-- begin INFORMATION SUPPLIED --

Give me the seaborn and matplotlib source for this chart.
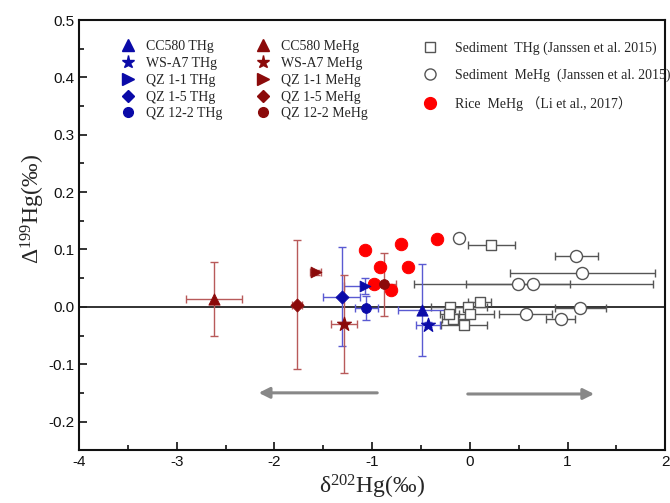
"""Hg isotope plot: Delta199Hg vs delta202Hg for sample THg/MeHg, sediment and rice."""

import matplotlib
matplotlib.use('Agg')
import matplotlib.pyplot as plt
from matplotlib.lines import Line2D
from matplotlib.ticker import MultipleLocator
import seaborn as sns


# Proben (THg blau, MeHg dunkelrot)
SAMPLES = ['CC580', 'WS-A7', 'QZ 1-1', 'QZ 1-5', 'QZ 12-2']
MARKERS = ['^', '*', '>', 'D', 'o']

THG_X = [-0.49, -0.43, -1.07, -1.31, -1.06]
THG_Y = [-0.005, -0.031, 0.037, 0.018, -0.002]
THG_XERR = [0.25, 0.12, 0.22, 0.19, 0.12]
THG_YERR = [0.080, 0.005, 0.014, 0.087, 0.021]

MEHG_X = [-2.62, -1.29, -1.58, -1.77, -0.88]
MEHG_Y = [0.014, -0.030, 0.060, 0.004, 0.039]
MEHG_XERR = [0.29, 0.13, 0.06, 0.05, 0.12]
MEHG_YERR = [0.064, 0.085, 0.005, 0.113, 0.055]

# Literaturdaten
SED_THG_X = [0.22, 0.10, -0.02, -0.20, 0.00, -0.17, -0.06, -0.21]
SED_THG_Y = [0.108, 0.009, -0.001, -0.001, -0.012, -0.021, -0.031, -0.012]
SED_THG_XERR = [0.24, 0.12, 0.20, 0.20, 0.25, 0.12, 0.24, 0.10]

SED_MEHG_X = [-0.11, 1.09, 1.15, 0.49, 0.65, 1.13, 0.57, 0.93]
SED_MEHG_Y = [0.120, 0.089, 0.059, 0.040, 0.040, -0.002, -0.012, -0.021]
SED_MEHG_XERR = [0.0, 0.22, 0.74, 0.53, 1.22, 0.26, 0.27, 0.15]

RICE_X = [-1.07, -0.70, -0.34, -0.92, -0.63, -0.98, -0.81]
RICE_Y = [0.099, 0.110, 0.119, 0.070, 0.069, 0.040, 0.030]

BLUE = '#0a0aa8'
BLUE_ERR = '#5a5ad2'
DARKRED = '#8b0a0a'
RED_ERR = '#b85a5a'
GREY = '#555555'

SERIF = ['Liberation Serif', 'Noto Sans CJK SC']
SIZES = {'^': 65, '*': 110, '>': 60, 'D': 45, 'o': 50}

sns.set_style('white')
plt.rcParams['font.family'] = ['Liberation Sans', 'DejaVu Sans']
plt.rcParams['mathtext.fontset'] = 'custom'
plt.rcParams['mathtext.rm'] = 'Liberation Serif'
plt.rcParams['mathtext.default'] = 'regular'

fig = plt.figure(figsize=(6.7, 5.03), dpi=100)
ax = fig.add_axes([0.118, 0.105, 0.875, 0.855])

ax.axhline(0, color='#222222', lw=1.3, zorder=1)

# Fehlerbalken
ebkw = dict(fmt='none', capsize=3.2, elinewidth=1.0, capthick=1.0, zorder=2)
ax.errorbar(SED_THG_X, SED_THG_Y, xerr=SED_THG_XERR, ecolor=GREY, **ebkw)
ax.errorbar(SED_MEHG_X, SED_MEHG_Y, xerr=SED_MEHG_XERR, ecolor=GREY, **ebkw)
ax.errorbar(THG_X, THG_Y, xerr=THG_XERR, yerr=THG_YERR, ecolor=BLUE_ERR, **ebkw)
ax.errorbar(MEHG_X, MEHG_Y, xerr=MEHG_XERR, yerr=MEHG_YERR, ecolor=RED_ERR, **ebkw)

# Punkte
sns.scatterplot(x=SED_THG_X, y=SED_THG_Y, marker='s', s=55, facecolor='white',
                edgecolor=GREY, linewidth=1.0, ax=ax, zorder=3)
sns.scatterplot(x=SED_MEHG_X, y=SED_MEHG_Y, marker='o', s=75, facecolor='white',
                edgecolor=GREY, linewidth=1.0, ax=ax, zorder=3)
sns.scatterplot(x=RICE_X, y=RICE_Y, marker='o', s=80, color='#ff0000',
                edgecolor='#ff0000', ax=ax, zorder=4)
for i, m in enumerate(MARKERS):
    sns.scatterplot(x=[THG_X[i]], y=[THG_Y[i]], marker=m, s=SIZES[m], color=BLUE,
                    edgecolor=BLUE, ax=ax, zorder=5)
    sns.scatterplot(x=[MEHG_X[i]], y=[MEHG_Y[i]], marker=m, s=SIZES[m], color=DARKRED,
                    edgecolor=DARKRED, ax=ax, zorder=5)

# Pfeile
arrow = dict(arrowstyle='-|>', color='#888888', lw=2.2, mutation_scale=16)
ax.annotate('', xy=(-2.19, -0.150), xytext=(-0.92, -0.150), arrowprops=arrow)
ax.annotate('', xy=(1.30, -0.152), xytext=(-0.05, -0.152), arrowprops=arrow)

ax.set_xlim(-4, 2)
ax.set_ylim(-0.25, 0.5)
ax.xaxis.set_major_locator(MultipleLocator(1))
ax.xaxis.set_minor_locator(MultipleLocator(0.5))
ax.yaxis.set_major_locator(MultipleLocator(0.1))
ax.yaxis.set_minor_locator(MultipleLocator(0.05))
ax.yaxis.set_major_formatter(lambda v, p: f'{v:.1f}')
ax.xaxis.set_major_formatter(lambda v, p: f'{v:.0f}')
ax.tick_params(which='both', direction='in', left=True, bottom=True,
               colors='#111111', labelsize=11, width=1.2)
ax.tick_params(which='major', length=6)
ax.tick_params(which='minor', length=3.5)
for sp in ax.spines.values():
    sp.set_color('#111111')
    sp.set_linewidth(1.5)

ax.set_xlabel('δ$^{202}$Hg(‰)', family=SERIF, fontsize=17, labelpad=3)
ax.set_ylabel('Δ$^{199}$Hg(‰)', family=SERIF, fontsize=17)
ax.yaxis.set_label_coords(-0.055, 0.56)

# Legende Proben
handles = []
labels = []
for color, kind in [(BLUE, 'THg'), (DARKRED, 'MeHg')]:
    for name, m in zip(SAMPLES, MARKERS):
        ms = {'^': 8, '*': 9.5, '>': 8, 'D': 6.5, 'o': 7}[m]
        handles.append(Line2D([], [], ls='none', marker=m, color=color, ms=ms))
        labels.append(f'{name} {kind}')
leg1 = ax.legend(handles, labels, ncol=2, loc='upper left', bbox_to_anchor=(0.071, 0.953),
                 frameon=False, prop={'family': SERIF, 'size': 10}, handlelength=1.0,
                 handletextpad=0.8, labelspacing=0.27, columnspacing=2.45,
                 borderpad=0, borderaxespad=0)
ax.add_artist(leg1)

# Legende Literatur
h2 = [Line2D([], [], ls='none', marker='s', mfc='white', mec=GREY, ms=7),
      Line2D([], [], ls='none', marker='o', mfc='white', mec=GREY, ms=8),
      Line2D([], [], ls='none', marker='o', color='#ff0000', ms=8.5)]
l2 = ['Sediment  THg (Janssen et al. 2015)',
      'Sediment  MeHg  (Janssen et al. 2015)',
      'Rice  MeHg （Li et al., 2017）']
ax.legend(h2, l2, loc='upper left', bbox_to_anchor=(0.587, 0.95), frameon=False,
          prop={'family': SERIF, 'size': 10}, handlelength=1.0, handletextpad=1.3,
          labelspacing=1.0, borderpad=0, borderaxespad=0)

fig.savefig('out.png', dpi=100)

-- end INFORMATION SUPPLIED --

Write the material out again exactly as it appears, dropping the pictures.

Give me the seaborn and matplotlib source for this chart.
"""Hg isotope plot: Delta199Hg vs delta202Hg for sample THg/MeHg, sediment and rice."""

import matplotlib
matplotlib.use('Agg')
import matplotlib.pyplot as plt
from matplotlib.lines import Line2D
from matplotlib.ticker import MultipleLocator
import seaborn as sns


# Proben (THg blau, MeHg dunkelrot)
SAMPLES = ['CC580', 'WS-A7', 'QZ 1-1', 'QZ 1-5', 'QZ 12-2']
MARKERS = ['^', '*', '>', 'D', 'o']

THG_X = [-0.49, -0.43, -1.07, -1.31, -1.06]
THG_Y = [-0.005, -0.031, 0.037, 0.018, -0.002]
THG_XERR = [0.25, 0.12, 0.22, 0.19, 0.12]
THG_YERR = [0.080, 0.005, 0.014, 0.087, 0.021]

MEHG_X = [-2.62, -1.29, -1.58, -1.77, -0.88]
MEHG_Y = [0.014, -0.030, 0.060, 0.004, 0.039]
MEHG_XERR = [0.29, 0.13, 0.06, 0.05, 0.12]
MEHG_YERR = [0.064, 0.085, 0.005, 0.113, 0.055]

# Literaturdaten
SED_THG_X = [0.22, 0.10, -0.02, -0.20, 0.00, -0.17, -0.06, -0.21]
SED_THG_Y = [0.108, 0.009, -0.001, -0.001, -0.012, -0.021, -0.031, -0.012]
SED_THG_XERR = [0.24, 0.12, 0.20, 0.20, 0.25, 0.12, 0.24, 0.10]

SED_MEHG_X = [-0.11, 1.09, 1.15, 0.49, 0.65, 1.13, 0.57, 0.93]
SED_MEHG_Y = [0.120, 0.089, 0.059, 0.040, 0.040, -0.002, -0.012, -0.021]
SED_MEHG_XERR = [0.0, 0.22, 0.74, 0.53, 1.22, 0.26, 0.27, 0.15]

RICE_X = [-1.07, -0.70, -0.34, -0.92, -0.63, -0.98, -0.81]
RICE_Y = [0.099, 0.110, 0.119, 0.070, 0.069, 0.040, 0.030]

BLUE = '#0a0aa8'
BLUE_ERR = '#5a5ad2'
DARKRED = '#8b0a0a'
RED_ERR = '#b85a5a'
GREY = '#555555'

SERIF = ['Liberation Serif', 'Noto Sans CJK SC']
SIZES = {'^': 65, '*': 110, '>': 60, 'D': 45, 'o': 50}

sns.set_style('white')
plt.rcParams['font.family'] = ['Liberation Sans', 'DejaVu Sans']
plt.rcParams['mathtext.fontset'] = 'custom'
plt.rcParams['mathtext.rm'] = 'Liberation Serif'
plt.rcParams['mathtext.default'] = 'regular'

fig = plt.figure(figsize=(6.7, 5.03), dpi=100)
ax = fig.add_axes([0.118, 0.105, 0.875, 0.855])

ax.axhline(0, color='#222222', lw=1.3, zorder=1)

# Fehlerbalken
ebkw = dict(fmt='none', capsize=3.2, elinewidth=1.0, capthick=1.0, zorder=2)
ax.errorbar(SED_THG_X, SED_THG_Y, xerr=SED_THG_XERR, ecolor=GREY, **ebkw)
ax.errorbar(SED_MEHG_X, SED_MEHG_Y, xerr=SED_MEHG_XERR, ecolor=GREY, **ebkw)
ax.errorbar(THG_X, THG_Y, xerr=THG_XERR, yerr=THG_YERR, ecolor=BLUE_ERR, **ebkw)
ax.errorbar(MEHG_X, MEHG_Y, xerr=MEHG_XERR, yerr=MEHG_YERR, ecolor=RED_ERR, **ebkw)

# Punkte
sns.scatterplot(x=SED_THG_X, y=SED_THG_Y, marker='s', s=55, facecolor='white',
                edgecolor=GREY, linewidth=1.0, ax=ax, zorder=3)
sns.scatterplot(x=SED_MEHG_X, y=SED_MEHG_Y, marker='o', s=75, facecolor='white',
                edgecolor=GREY, linewidth=1.0, ax=ax, zorder=3)
sns.scatterplot(x=RICE_X, y=RICE_Y, marker='o', s=80, color='#ff0000',
                edgecolor='#ff0000', ax=ax, zorder=4)
for i, m in enumerate(MARKERS):
    sns.scatterplot(x=[THG_X[i]], y=[THG_Y[i]], marker=m, s=SIZES[m], color=BLUE,
                    edgecolor=BLUE, ax=ax, zorder=5)
    sns.scatterplot(x=[MEHG_X[i]], y=[MEHG_Y[i]], marker=m, s=SIZES[m], color=DARKRED,
                    edgecolor=DARKRED, ax=ax, zorder=5)

# Pfeile
arrow = dict(arrowstyle='-|>', color='#888888', lw=2.2, mutation_scale=16)
ax.annotate('', xy=(-2.19, -0.150), xytext=(-0.92, -0.150), arrowprops=arrow)
ax.annotate('', xy=(1.30, -0.152), xytext=(-0.05, -0.152), arrowprops=arrow)

ax.set_xlim(-4, 2)
ax.set_ylim(-0.25, 0.5)
ax.xaxis.set_major_locator(MultipleLocator(1))
ax.xaxis.set_minor_locator(MultipleLocator(0.5))
ax.yaxis.set_major_locator(MultipleLocator(0.1))
ax.yaxis.set_minor_locator(MultipleLocator(0.05))
ax.yaxis.set_major_formatter(lambda v, p: f'{v:.1f}')
ax.xaxis.set_major_formatter(lambda v, p: f'{v:.0f}')
ax.tick_params(which='both', direction='in', left=True, bottom=True,
               colors='#111111', labelsize=11, width=1.2)
ax.tick_params(which='major', length=6)
ax.tick_params(which='minor', length=3.5)
for sp in ax.spines.values():
    sp.set_color('#111111')
    sp.set_linewidth(1.5)

ax.set_xlabel('δ$^{202}$Hg(‰)', family=SERIF, fontsize=17, labelpad=3)
ax.set_ylabel('Δ$^{199}$Hg(‰)', family=SERIF, fontsize=17)
ax.yaxis.set_label_coords(-0.055, 0.56)

# Legende Proben
handles = []
labels = []
for color, kind in [(BLUE, 'THg'), (DARKRED, 'MeHg')]:
    for name, m in zip(SAMPLES, MARKERS):
        ms = {'^': 8, '*': 9.5, '>': 8, 'D': 6.5, 'o': 7}[m]
        handles.append(Line2D([], [], ls='none', marker=m, color=color, ms=ms))
        labels.append(f'{name} {kind}')
leg1 = ax.legend(handles, labels, ncol=2, loc='upper left', bbox_to_anchor=(0.071, 0.953),
                 frameon=False, prop={'family': SERIF, 'size': 10}, handlelength=1.0,
                 handletextpad=0.8, labelspacing=0.27, columnspacing=2.45,
                 borderpad=0, borderaxespad=0)
ax.add_artist(leg1)

# Legende Literatur
h2 = [Line2D([], [], ls='none', marker='s', mfc='white', mec=GREY, ms=7),
      Line2D([], [], ls='none', marker='o', mfc='white', mec=GREY, ms=8),
      Line2D([], [], ls='none', marker='o', color='#ff0000', ms=8.5)]
l2 = ['Sediment  THg (Janssen et al. 2015)',
      'Sediment  MeHg  (Janssen et al. 2015)',
      'Rice  MeHg （Li et al., 2017）']
ax.legend(h2, l2, loc='upper left', bbox_to_anchor=(0.587, 0.95), frameon=False,
          prop={'family': SERIF, 'size': 10}, handlelength=1.0, handletextpad=1.3,
          labelspacing=1.0, borderpad=0, borderaxespad=0)

fig.savefig('out.png', dpi=100)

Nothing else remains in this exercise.